High-quality captions are crafted to make the captions more readable. YouTube and other auto-captioning tools won’t do that: things like breaking the sentence in the right place, and removing captions during long pauses. Our captioners do everything in one step: they transcribe, time, place, and add extra stylistic aspects. So far, we have found that using speech transcription as a first step does not save us time because our captioners are trained to do all the enhancements in the first pass.”
But there are instances when outsourcing may not be necessary. If you start your media production process with a transcript or teleprompter text, it can become the basis for captions. Services like YouTube’s auto-timing work fairly well for synchronizing a prepared and accurate transcript with video.
Partnering with transcription software
Speech transcription software can be a help, but only with clear audio. “You can’t just take random, noisy, multi-speaker audio and expect high quality automatic transcription.” But, with care, it’s possible to transcribe, with enough accuracy, a clean recording of clearly spoken audio using speech-to-text software like Dragon Naturally Speaking. As an example, Larry cites the Liberated Learning Consortium, an IBM research project in which professors record lectures using high-quality mics and trained software to produce accessible lecture materials.
I know we want the tools to shape themselves to us and not us shape ourselves to the tools, but… if you talk a little bit more robotically and you enunciate properly you can actually get a decent transcript using automatic speech recognition tools.
Adding captioning to the web media production workflow
As for who should be responsible for integrating captions, Larry suggests it’s all part of post-production—editing the media and digitizing for different platforms. “The people who know video and editing tools get this, ” as adding captions is similar to titling video and adding credits—and adding other forms of metadata.
Some organizations offer services to their constituencies to support the practice of accessible media. Several California colleges and universities offer an online service that manages the captioning workflow. Faculty submit a lecture recording, for example, and the service manages the transcription, captioning, and publishing, typically outsourcing at least the transcription part of the process. With low-cost transcription services available, the overall cost for the service becomes quite manageable.
Looking ahead for accessible media
The research and development aspect of Larry’s NCAM work looks at new technologies, “making sure that everyone can use whatever new, essential, or cool thing that’s coming up that will have an effect on people’s lives—at home, in school, and in the office and community.

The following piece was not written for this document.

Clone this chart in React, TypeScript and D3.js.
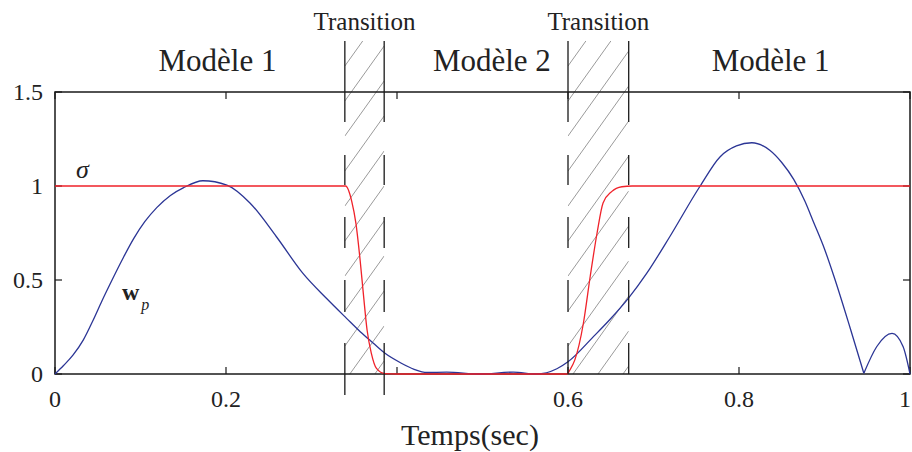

Can we make sure it’s a level playing field?” The other aspect is finding ways to exploit those technologies for accessibility.
For example, the HTML5 media architecture offers capabilities for specialized content. “With HTML5, you can link to different types of synchronized streams within the same webpage.” For an instructional video containing information written on a board, the same information could open in a new window as text. Or the information could be inserted into the video as a text track, and viewers could pause the video, listen to the synthesized text, and resume playing the video, making the content accessible to people who were blind or visually impaired.
Given the demonstrated value-added nature of captions and other accessibility features, Larry predicts that “as more captions come online as part of the new requirements, others not covered by the rules will too begin providing captions because they see the value.”